Your clients need more than someone who knows how to run Burp Suite. They need testers who understand business impact, chaining vulnerabilities, and real exploitation not just reporting a list of informational CVEs.

Even if you’re using a third-party vendor (which you should be... self-attested pentests is the CFO giving himself an audit), you still need to vet their team. Who’s actually doing the testing? What is their process? Is the report going to help your client reduce risk or just help someone pass an audit?

2. AI and Automated Pentests Have a Place... But Also a Ceiling

We’re fans of automation when it’s used responsibly. In fact, for some SMBs that simply can’t afford a full manual pentest, automated testing is better than nothing.

But if you’re running a Nessus scan and calling it a pentest? Or sadly in many cases like Horizon3, Vonahi, and others we have seen a nessus scan have more findings than the automated pentest.

If your “report” is just a list of low-severity findings with generic remediations?

If your output doesn’t go beyond CVSS scores and lacks real-world impact analysis?

Or doesn't show steps to remediation with screenshots.

Then let’s be real you’re not pentesting.

Bundling a few open-source tools into a shell script doesn’t make it proprietary. And it definitely doesn’t make it equivalnt to a manual pentest.

3. Reports That Help Auditors And Clients

A lot of pentest reports are written for other security pros. They’re full of acronyms, payload logs, and assumptions about the reader’s knowledge. But for your clients and their auditors; that kind of report can be confusing at best and useless at worst.
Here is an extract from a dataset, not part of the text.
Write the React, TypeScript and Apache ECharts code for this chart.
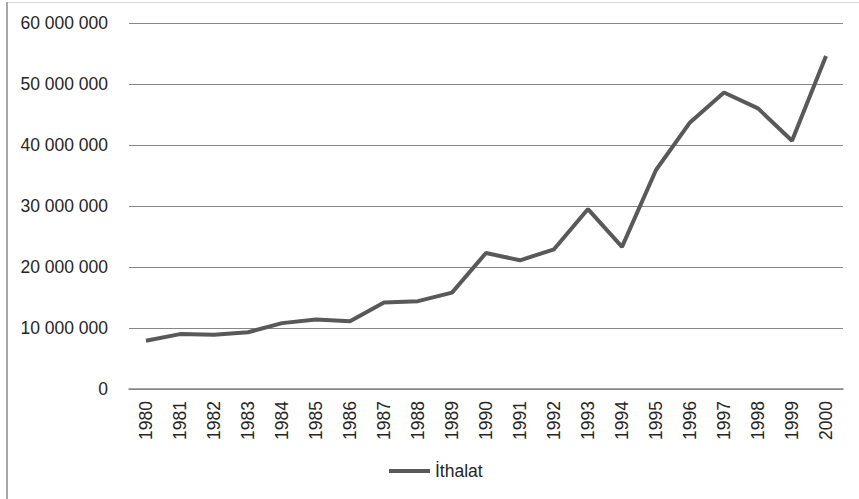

A good pentest report should do three things:

  1. Give the auditor what they need to know in order to explain the results of the test to a non technical client ( Ex: You can be hacked because hackers can inject code through your sign up page see findnging x)
  2. Give the client what they need to fix the issues (Remediation guidance)
  3. Give you what you need to guide future improvements via a retest (Security posture description and check to see findings have been patched)

That means clear executive summaries. Severity ratings that reflect actual business risk. Ticket-ready remediation steps with context and reproducibility. Bonus points for reports that segment assets by environment, asset owner, or data classification.

Pentesting is one of the most valuable security services in your vCISO stack; if the report actually helps people make decisions.

4. Pricing Doesn’t Always Equal Quality

Some legacy firms are charging high five-figure retainers for pentests that are largely outsourced, mostly automated, and low on findings. The branding is polished. The sales pitch is tight. But the report is just the same as many other firms.

At MSP Pentesting, we’ve had clients come to us shocked by the difference in pricing and depth.
We use many of the same methodologies (OWASP Top 10 for example). We work with many of the same contractors.
The difference is:
We focus on real findings. We vet every report. We keep costs sane and execution sharp.

Final Pentest Findings

Compliance doesn’t always mean security. And security theater doesn’t keep your clients safe.

If you're offering vCISO services, you're not just a consultant. You're the line between checkbox compliance and real cyber protection.

So when it comes to pentesting, ask better questions.

Because at the end of the day, your clients don’t just want to pass an audit.

They want to sleep at night knowing they’re protected.

And that starts with a real pentest.